**Given data:**
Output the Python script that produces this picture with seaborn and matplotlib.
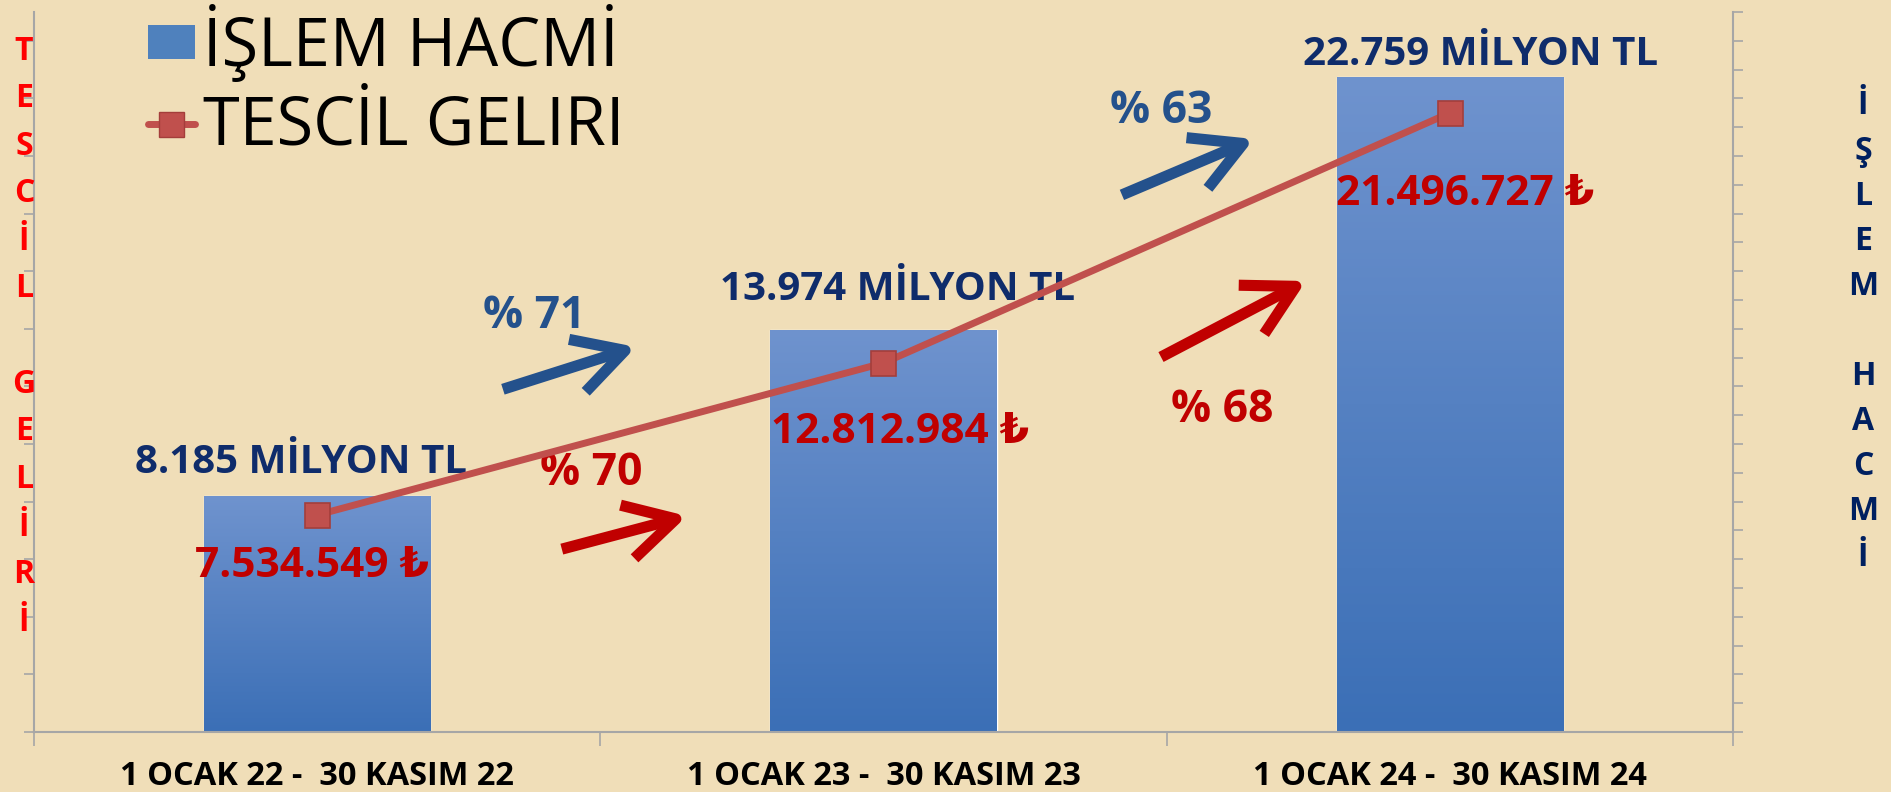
import numpy as np
import pandas as pd
import matplotlib
matplotlib.use("Agg")
import matplotlib.pyplot as plt
import seaborn as sns
from matplotlib.patches import Patch
from matplotlib.lines import Line2D
from matplotlib.colors import LinearSegmentedColormap

# data
periods = ["1 OCAK 22 -  30 KASIM 22", "1 OCAK 23 -  30 KASIM 23", "1 OCAK 24 -  30 KASIM 24"]
islem_hacmi = [8185, 13974, 22759]             # milyon TL (right axis)
tescil_geliri = [7534549, 12812984, 21496727]  # TL (left axis)
hacim_labels = ["8.185 MİLYON TL", "13.974 MİLYON TL", "22.759 MİLYON TL"]
gelir_labels = ["7.534.549 ₺", "12.812.984 ₺", "21.496.727 ₺"]
hacim_artis = ["% 71", "% 63"]
gelir_artis = ["% 70", "% 68"]

df = pd.DataFrame({"Dönem": periods, "Hacim": islem_hacmi, "Gelir": tescil_geliri})

NAVY = "#0F2C6B"
DARKRED = "#C00000"
BLUE_ARROW = "#24518C"
BG = "#F0DEB8"

sns.set_style("white")
plt.rcParams["font.family"] = ["Open Sans", "DejaVu Sans"]

W, H = 1891, 792
fig = plt.figure(figsize=(W / 100, H / 100), dpi=100, facecolor=BG)
ax = fig.add_axes([34 / W, (H - 732) / H, (1733 - 34) / W, (732 - 12) / H])
ax2 = ax.twinx()

# bars -> right axis
sns.barplot(data=df, x="Dönem", y="Hacim", ax=ax2, color="#4F81BD", width=0.4,
            saturation=1, zorder=2)

# gradient fill on bars
cmap = LinearSegmentedColormap.from_list("bar", ["#3B6FB6", "#6F93CE"])
grad = np.linspace(0, 1, 256).reshape(-1, 1)
for bar in list(ax2.patches):
    x0, y0 = bar.get_x(), bar.get_y()
    w, h = bar.get_width(), bar.get_height()
    im = ax2.imshow(grad, extent=[x0, x0 + w, y0, y0 + h], origin="lower", cmap=cmap,
                    aspect="auto", zorder=2.5)
    im.set_clip_path(bar)
ax2.set_ylim(0, 25000)
ax2.set_xlim(-0.5, 2.5)

# line -> left axis
sns.lineplot(data=df, x="Dönem", y="Gelir", ax=ax, color="#C0504D", linewidth=5,
             marker="s", markersize=18, markerfacecolor="#C0504D",
             markeredgecolor="#A43E3B", markeredgewidth=1.2, zorder=5)
ax.set_ylim(0, 25e6)
ax.set_xlim(-0.5, 2.5)
ax.set_zorder(ax2.get_zorder() + 1)
ax.patch.set_visible(False)
ax2.patch.set_facecolor(BG)

# axes styling
for a in (ax, ax2):
    for s in a.spines.values():
        s.set_visible(False)
    a.set_xlabel("")
    a.set_ylabel("")
ax.spines["left"].set_visible(True)
ax.spines["bottom"].set_visible(True)
ax2.spines["right"].set_visible(True)
for sp in (ax.spines["left"], ax.spines["bottom"], ax2.spines["right"]):
    sp.set_color("#A6A6A6")
    sp.set_linewidth(1.5)

ax.set_yticks(np.arange(0, 24.1e6, 2e6))
ax.set_yticklabels([])
ax.tick_params(axis="y", direction="out", length=7, width=1.2, color="#A6A6A6", left=True)
ax2.set_yticks(np.arange(0, 25001, 1000))
ax2.set_yticklabels([])
ax2.tick_params(axis="y", direction="out", length=7, width=1.2, color="#A6A6A6", right=True)

ax.set_xticks(range(len(periods)))
ax.set_xticklabels(periods, fontsize=23.5, fontweight="bold", color="black")
ax.set_xticks([-0.5, 0.5, 1.5, 2.5], minor=True)
ax.tick_params(axis="x", which="major", length=0, pad=20)
ax.tick_params(axis="x", which="minor", length=10, width=1.2, color="#A6A6A6", bottom=True)
ax2.tick_params(axis="x", length=0, labelbottom=False)

# value labels
hacim_dx = [-0.028, 0.025, 0.055]
hacim_dy = [24, 29, 16]
for i, (v, lab) in enumerate(zip(islem_hacmi, hacim_labels)):
    ax2.annotate(lab, (i + hacim_dx[i], v), xytext=(0, hacim_dy[i]), textcoords="offset points",
                 ha="center", va="center", fontsize=29, fontweight="bold", color=NAVY)

gelir_dx = [-4, 12, 11]
gelir_dy = [-37, -50, -59]
for i, (v, lab) in enumerate(zip(tescil_geliri, gelir_labels)):
    ax.annotate(lab, (i, v), xytext=(gelir_dx[i], gelir_dy[i]), textcoords="offset points",
                ha="center", va="center", fontsize=30.5, fontweight="bold", color=DARKRED,
                zorder=6)

# growth arrows (positions in right-axis units)
arrow_pos = {
    "hacim": [((0.328, 11.9e3), (0.563, 13.37e3)), ((1.421, 18.65e3), (1.654, 20.59e3))],
    "gelir": [((0.432, 6.35e3), (0.653, 7.5e3)), ((1.49, 13.02e3), (1.746, 15.66e3))],
}
label_pos = {
    "hacim": [(0.383, 14.44e3), (1.49, 21.53e3)],
    "gelir": [(0.484, 8.99e3), (1.598, 11.18e3)],
}
for key, texts, col in (("hacim", hacim_artis, BLUE_ARROW), ("gelir", gelir_artis, DARKRED)):
    for (start, end), lp, t in zip(arrow_pos[key], label_pos[key], texts):
        ax2.annotate("", xy=end, xytext=start,
                     arrowprops=dict(arrowstyle="->, head_length=1.0, head_width=0.55",
                                     mutation_scale=36, lw=8, color=col,
                                     shrinkA=0, shrinkB=0, joinstyle="round",
                                     capstyle="butt"), zorder=4)
        ax2.text(lp[0], lp[1], t, ha="center", va="center", fontsize=32,
                 fontweight="bold", color=col, zorder=4)

# legend
handles = [Patch(facecolor="#4F81BD", edgecolor="none"),
           Line2D([0], [0], color="#C0504D", lw=5, marker="s", markersize=18,
                  markerfacecolor="#C0504D", markeredgecolor="#A43E3B")]
leg = fig.legend(handles, ["İŞLEM HACMİ", "TESCİL GELIRI"], loc="upper left",
                 bbox_to_anchor=(148 / W, 1 - 4 / H), frameon=False, fontsize=48,
                 handlelength=0.7, handleheight=0.42, handletextpad=0.12,
                 labelspacing=0.16, borderpad=0, borderaxespad=0)
for t in leg.get_texts():
    t.set_color("black")

# stacked axis titles
for k, ch in enumerate(list("TESCİL GELİRİ")):
    fig.text(24 / W, 1 - (51 + k * 47.6) / H, ch, ha="center", va="center",
             fontsize=23, fontweight="bold", color="#FF0000")
for k, ch in enumerate(list("İŞLEM HACMİ")):
    fig.text(1863 / W, 1 - (106 + k * 45.1) / H, ch, ha="center", va="center",
             fontsize=23, fontweight="bold", color="#002060")

fig.savefig("out.png", dpi=100, facecolor=BG)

**Given exercise:** Retype the whole listing exactly and leave the pictures out.

**Expected answer:**
Output the Python script that produces this picture with seaborn and matplotlib.
import numpy as np
import pandas as pd
import matplotlib
matplotlib.use("Agg")
import matplotlib.pyplot as plt
import seaborn as sns
from matplotlib.patches import Patch
from matplotlib.lines import Line2D
from matplotlib.colors import LinearSegmentedColormap

# data
periods = ["1 OCAK 22 -  30 KASIM 22", "1 OCAK 23 -  30 KASIM 23", "1 OCAK 24 -  30 KASIM 24"]
islem_hacmi = [8185, 13974, 22759]             # milyon TL (right axis)
tescil_geliri = [7534549, 12812984, 21496727]  # TL (left axis)
hacim_labels = ["8.185 MİLYON TL", "13.974 MİLYON TL", "22.759 MİLYON TL"]
gelir_labels = ["7.534.549 ₺", "12.812.984 ₺", "21.496.727 ₺"]
hacim_artis = ["% 71", "% 63"]
gelir_artis = ["% 70", "% 68"]

df = pd.DataFrame({"Dönem": periods, "Hacim": islem_hacmi, "Gelir": tescil_geliri})

NAVY = "#0F2C6B"
DARKRED = "#C00000"
BLUE_ARROW = "#24518C"
BG = "#F0DEB8"

sns.set_style("white")
plt.rcParams["font.family"] = ["Open Sans", "DejaVu Sans"]

W, H = 1891, 792
fig = plt.figure(figsize=(W / 100, H / 100), dpi=100, facecolor=BG)
ax = fig.add_axes([34 / W, (H - 732) / H, (1733 - 34) / W, (732 - 12) / H])
ax2 = ax.twinx()

# bars -> right axis
sns.barplot(data=df, x="Dönem", y="Hacim", ax=ax2, color="#4F81BD", width=0.4,
            saturation=1, zorder=2)

# gradient fill on bars
cmap = LinearSegmentedColormap.from_list("bar", ["#3B6FB6", "#6F93CE"])
grad = np.linspace(0, 1, 256).reshape(-1, 1)
for bar in list(ax2.patches):
    x0, y0 = bar.get_x(), bar.get_y()
    w, h = bar.get_width(), bar.get_height()
    im = ax2.imshow(grad, extent=[x0, x0 + w, y0, y0 + h], origin="lower", cmap=cmap,
                    aspect="auto", zorder=2.5)
    im.set_clip_path(bar)
ax2.set_ylim(0, 25000)
ax2.set_xlim(-0.5, 2.5)

# line -> left axis
sns.lineplot(data=df, x="Dönem", y="Gelir", ax=ax, color="#C0504D", linewidth=5,
             marker="s", markersize=18, markerfacecolor="#C0504D",
             markeredgecolor="#A43E3B", markeredgewidth=1.2, zorder=5)
ax.set_ylim(0, 25e6)
ax.set_xlim(-0.5, 2.5)
ax.set_zorder(ax2.get_zorder() + 1)
ax.patch.set_visible(False)
ax2.patch.set_facecolor(BG)

# axes styling
for a in (ax, ax2):
    for s in a.spines.values():
        s.set_visible(False)
    a.set_xlabel("")
    a.set_ylabel("")
ax.spines["left"].set_visible(True)
ax.spines["bottom"].set_visible(True)
ax2.spines["right"].set_visible(True)
for sp in (ax.spines["left"], ax.spines["bottom"], ax2.spines["right"]):
    sp.set_color("#A6A6A6")
    sp.set_linewidth(1.5)

ax.set_yticks(np.arange(0, 24.1e6, 2e6))
ax.set_yticklabels([])
ax.tick_params(axis="y", direction="out", length=7, width=1.2, color="#A6A6A6", left=True)
ax2.set_yticks(np.arange(0, 25001, 1000))
ax2.set_yticklabels([])
ax2.tick_params(axis="y", direction="out", length=7, width=1.2, color="#A6A6A6", right=True)

ax.set_xticks(range(len(periods)))
ax.set_xticklabels(periods, fontsize=23.5, fontweight="bold", color="black")
ax.set_xticks([-0.5, 0.5, 1.5, 2.5], minor=True)
ax.tick_params(axis="x", which="major", length=0, pad=20)
ax.tick_params(axis="x", which="minor", length=10, width=1.2, color="#A6A6A6", bottom=True)
ax2.tick_params(axis="x", length=0, labelbottom=False)

# value labels
hacim_dx = [-0.028, 0.025, 0.055]
hacim_dy = [24, 29, 16]
for i, (v, lab) in enumerate(zip(islem_hacmi, hacim_labels)):
    ax2.annotate(lab, (i + hacim_dx[i], v), xytext=(0, hacim_dy[i]), textcoords="offset points",
                 ha="center", va="center", fontsize=29, fontweight="bold", color=NAVY)

gelir_dx = [-4, 12, 11]
gelir_dy = [-37, -50, -59]
for i, (v, lab) in enumerate(zip(tescil_geliri, gelir_labels)):
    ax.annotate(lab, (i, v), xytext=(gelir_dx[i], gelir_dy[i]), textcoords="offset points",
                ha="center", va="center", fontsize=30.5, fontweight="bold", color=DARKRED,
                zorder=6)

# growth arrows (positions in right-axis units)
arrow_pos = {
    "hacim": [((0.328, 11.9e3), (0.563, 13.37e3)), ((1.421, 18.65e3), (1.654, 20.59e3))],
    "gelir": [((0.432, 6.35e3), (0.653, 7.5e3)), ((1.49, 13.02e3), (1.746, 15.66e3))],
}
label_pos = {
    "hacim": [(0.383, 14.44e3), (1.49, 21.53e3)],
    "gelir": [(0.484, 8.99e3), (1.598, 11.18e3)],
}
for key, texts, col in (("hacim", hacim_artis, BLUE_ARROW), ("gelir", gelir_artis, DARKRED)):
    for (start, end), lp, t in zip(arrow_pos[key], label_pos[key], texts):
        ax2.annotate("", xy=end, xytext=start,
                     arrowprops=dict(arrowstyle="->, head_length=1.0, head_width=0.55",
                                     mutation_scale=36, lw=8, color=col,
                                     shrinkA=0, shrinkB=0, joinstyle="round",
                                     capstyle="butt"), zorder=4)
        ax2.text(lp[0], lp[1], t, ha="center", va="center", fontsize=32,
                 fontweight="bold", color=col, zorder=4)

# legend
handles = [Patch(facecolor="#4F81BD", edgecolor="none"),
           Line2D([0], [0], color="#C0504D", lw=5, marker="s", markersize=18,
                  markerfacecolor="#C0504D", markeredgecolor="#A43E3B")]
leg = fig.legend(handles, ["İŞLEM HACMİ", "TESCİL GELIRI"], loc="upper left",
                 bbox_to_anchor=(148 / W, 1 - 4 / H), frameon=False, fontsize=48,
                 handlelength=0.7, handleheight=0.42, handletextpad=0.12,
                 labelspacing=0.16, borderpad=0, borderaxespad=0)
for t in leg.get_texts():
    t.set_color("black")

# stacked axis titles
for k, ch in enumerate(list("TESCİL GELİRİ")):
    fig.text(24 / W, 1 - (51 + k * 47.6) / H, ch, ha="center", va="center",
             fontsize=23, fontweight="bold", color="#FF0000")
for k, ch in enumerate(list("İŞLEM HACMİ")):
    fig.text(1863 / W, 1 - (106 + k * 45.1) / H, ch, ha="center", va="center",
             fontsize=23, fontweight="bold", color="#002060")

fig.savefig("out.png", dpi=100, facecolor=BG)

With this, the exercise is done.